Sunday, January 5, 2020: 8:50 AM
Sutton Center (New York Hilton)
This presentation will discuss the importance of forming partnerships between historians, history teacher educators, and K-12 history teachers. The core argument is that the relationship must be a “two-way bridge,” where K-12 teachers/teacher educators and historians work together to improve history instruction across elementary-, secondary-, and university-level classrooms. For too long, there has been an artificial division between pedagogy and content, with teachers and teacher educators seen as the experts of the first and historians as the experts of the latter. Instead, we need to empower historians, K-12 teachers, and teacher educators to work together, eliminating artificial barriers between content and pedagogy experts, to transform history education.
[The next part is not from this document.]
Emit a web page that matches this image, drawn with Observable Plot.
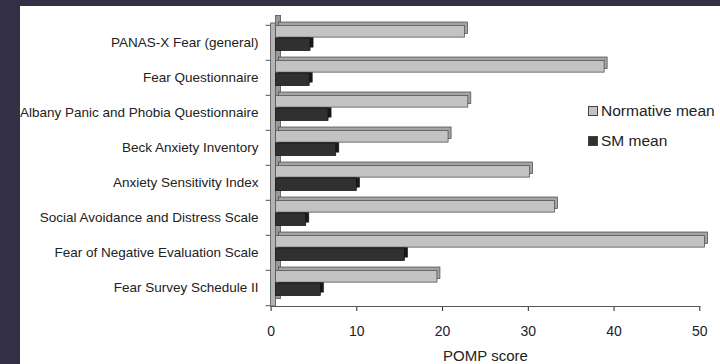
<!DOCTYPE html>
<html>
<head>
<meta charset="utf-8">
<script src="https://cdn.jsdelivr.net/npm/d3@7"></script>
<script src="https://cdn.jsdelivr.net/npm/@observablehq/plot@0.6"></script>
<style>
  html, body { margin: 0; padding: 0; }
  body { background: #332f45; width: 720px; height: 364px; overflow: hidden; position: relative; font-family: "Liberation Sans", Arial, sans-serif; }
  #wrap { position: absolute; left: 20px; top: 6px; width: 700px; height: 358px; background: #ffffff; }
  #wrap svg { display: block; }
  .legend { position: absolute; left: 568px; top: 90px; color: #222; font-size: 15.5px; }
  .legend .item { display: flex; align-items: center; height: 30px; }
  .legend .sw { width: 8px; height: 8px; margin-right: 3px; border: 1px solid #444; }
</style>
</head>
<body>
<div id="wrap"></div>
<script>
const categories = [
  "PANAS-X Fear (general)",
  "Fear Questionnaire",
  "Albany Panic and Phobia Questionnaire",
  "Beck Anxiety Inventory",
  "Anxiety Sensitivity Index",
  "Social Avoidance and Distress Scale",
  "Fear of Negative Evaluation Scale",
  "Fear Survey Schedule II"
];
const seriesNames = ["Normative mean", "SM mean"];
const normativeMean = [22.6, 38.9, 23.0, 20.7, 30.2, 33.1, 50.6, 19.4];
const smMean = [4.6, 4.5, 6.7, 7.6, 10.0, 4.1, 15.6, 5.8];
const xTicks = [0, 10, 20, 30, 40, 50];
const xLabel = "POMP score";

const colors = {
  "Normative mean": {front: "#c3c3c3", back: "#a4a4a4"},
  "SM mean": {front: "#303030", back: "#1a1a1a"}
};

const rows = categories.flatMap((c, i) => [
  {category: c, series: seriesNames[0], value: normativeMean[i]},
  {category: c, series: seriesNames[1], value: smMean[i]}
]);
const light = rows.filter(d => d.series === seriesNames[0]);
const dark = rows.filter(d => d.series === seriesNames[1]);

const W = 700, H = 358, mT = 17, mB = 58, mL = 250.6, mR = 20.7;
const bw = (H - mT - mB) / categories.length;
const depthX = 3, depthY = -3.5;

const lightInset = {insetTop: 0.5, insetBottom: bw - 12.5, insetLeft: 5};
const darkInset = {insetTop: 13, insetBottom: 9.4, insetLeft: 5};

const chart = Plot.plot({
  width: W,
  height: H,
  marginTop: mT,
  marginBottom: mB,
  marginLeft: mL,
  marginRight: mR,
  style: {fontFamily: "Liberation Sans, Arial, sans-serif", fontSize: "13.5px", color: "#222", background: "transparent"},
  x: {domain: [0, 50], ticks: xTicks, tickSize: 5, tickPadding: 15, label: xLabel, labelAnchor: "center", labelOffset: 54, labelArrow: false},
  y: {domain: categories, padding: 0, tickSize: 0, tickPadding: 12.5, label: null},
  marks: [
    // side wall
    Plot.rect([0], {x1: d => 0, x2: d => 0, insetRight: -5, dx: depthX + 2, dy: depthY - 4, fill: "#9a9a9a", stroke: "#555", strokeWidth: 0.8}),
    Plot.rect([0], {x1: d => 0, x2: d => 0, insetRight: -5, fill: "#b4b4b4", stroke: "#555", strokeWidth: 0.8}),
    // floor line
    Plot.frame({anchor: "bottom", stroke: "#555"}),
    // category boundary ticks
    Plot.ruleY(categories, {y: d => d, x1: d => 0, x2: d => 0, insetLeft: -5, dy: -bw / 2, stroke: "#555"}),
    Plot.ruleY(categories.slice(-1), {y: d => d, x1: d => 0, x2: d => 0, insetLeft: -5, dy: bw / 2, stroke: "#555"}),
    // dark bars back (depth)
    Plot.rect(dark, {y: "category", x1: d => 0, x2: "value", ...darkInset, dx: depthX, dy: depthY, fill: colors["SM mean"].back, stroke: "#111", strokeWidth: 0.7}),
    // light bars back (depth)
    Plot.rect(light, {y: "category", x1: d => 0, x2: "value", ...lightInset, dx: depthX, dy: depthY, fill: colors["Normative mean"].back, stroke: "#444", strokeWidth: 0.7}),
    // light bars front
    Plot.rect(light, {y: "category", x1: d => 0, x2: "value", ...lightInset, fill: colors["Normative mean"].front, stroke: "#555", strokeWidth: 0.8}),
    // dark bars front
    Plot.rect(dark, {y: "category", x1: d => 0, x2: "value", ...darkInset, fill: colors["SM mean"].front, stroke: "#111", strokeWidth: 0.7})
  ]
});
document.getElementById("wrap").appendChild(chart);
d3.select(chart).selectAll('[aria-label="x-axis tick label"]').attr("font-size", "14px");
d3.select(chart).selectAll('[aria-label="x-axis label"]').attr("font-size", "15px");

const legend = document.createElement("div");
legend.className = "legend";
seriesNames.forEach(s => {
  const item = document.createElement("div");
  item.className = "item";
  const sw = document.createElement("span");
  sw.className = "sw";
  sw.style.background = colors[s].front;
  const t = document.createElement("span");
  t.textContent = s;
  item.appendChild(sw);
  item.appendChild(t);
  legend.appendChild(item);
});
document.getElementById("wrap").appendChild(legend);
</script>
</body>
</html>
The presentation will begin with a description of a recent social media campaign designed to increase dialogue between K-12 history teachers and historians, and what was learned from it. It will be followed by a discussion of the barriers that exist to building bridges between K-12 teachers, teacher educators, and historians. Ultimately, all history educators must work together to redesign how we teach about the past. Together, they can ensure that the history curriculum is a place for students to learn how to craft arguments based on evidence, ask important historical questions in a way relevant to the present, and better understand the experiences and perspectives from the past, especially those often voices missing. It will end some examples of historians, teacher educators, and K-12 teachers working together on powerful projects that bridge K-12 schools and higher education institutions to collectively improve teaching and learning.